The correspondence at this ratio of the Wessex twelve-hynde wergeld with the Frankish wergeld of 200 gold solidi, and of the Mercian twelve-hynde wergeld with the other Continental wergelds of 160 gold solidi, is sufficiently striking to be taken into account in any speculation as to the respective origins of the West Saxon and Mercian invading tribes. But that is not the object of this essay. It is enough to have noted a fact which may or may not turn out to be of some historical significance.
The value of the wergelds to this inquiry consists in the light they throw upon the solidarity of tribal society and the position in social rank of the various classes of Anglo-Saxon society. But we have yet to examine the laws of the Kentish kings, and it will be best to suspend any further judgment on these points until this remaining part of our task has been done.
CHAPTER XIV.
THE LAWS OF THE KENTISH KINGS.
I. DISTINCTION FROM ANGLO-SAXON LAWS, A.D. 596-696.

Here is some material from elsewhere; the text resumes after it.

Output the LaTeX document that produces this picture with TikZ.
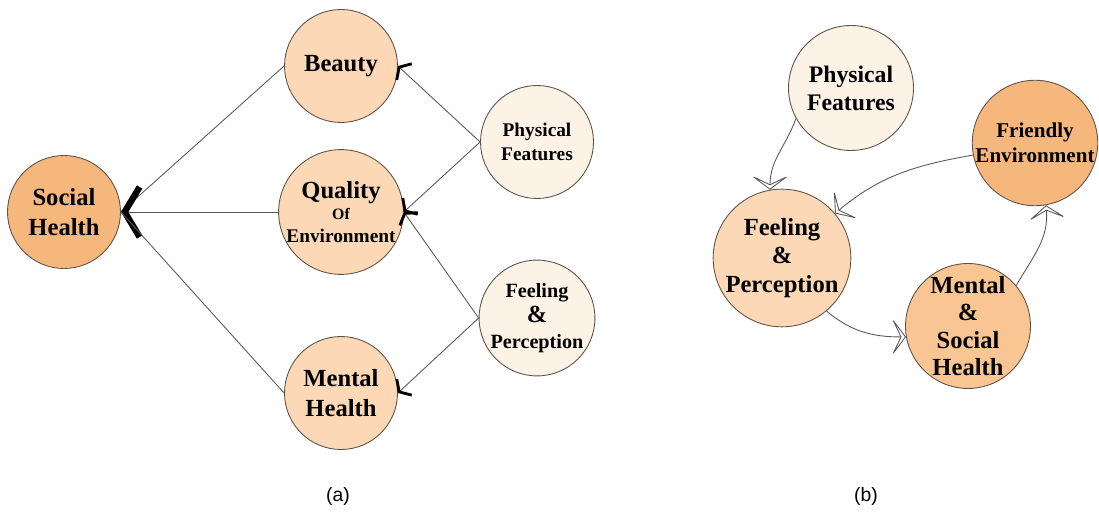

The laws of the Kentish kings, if they had been on all fours with the other Anglo-Saxon laws, would have taken back the general evidence for Anglo-Saxon custom another hundred years earlier than the Laws of Ine, and nearer the time of the conquest of Britain. As it is, however, they have to be treated as in part exceptional.
Belgic agriculture.
It is very probable that for a long period the proximity of Kent to the Continent had resulted in the approximation of its social and economic conditions to those of the opposite shore of the Channel. The south-east corner of Britain was described by Cæsar as having been colonised by Belgæ and as having been for some time under Belgic rule. The Belgic tribes were the furthest advanced of Celtic tribes and, according to Cæsar, had fostered agriculture, while his informants spoke of the interior of Britain as pastoral.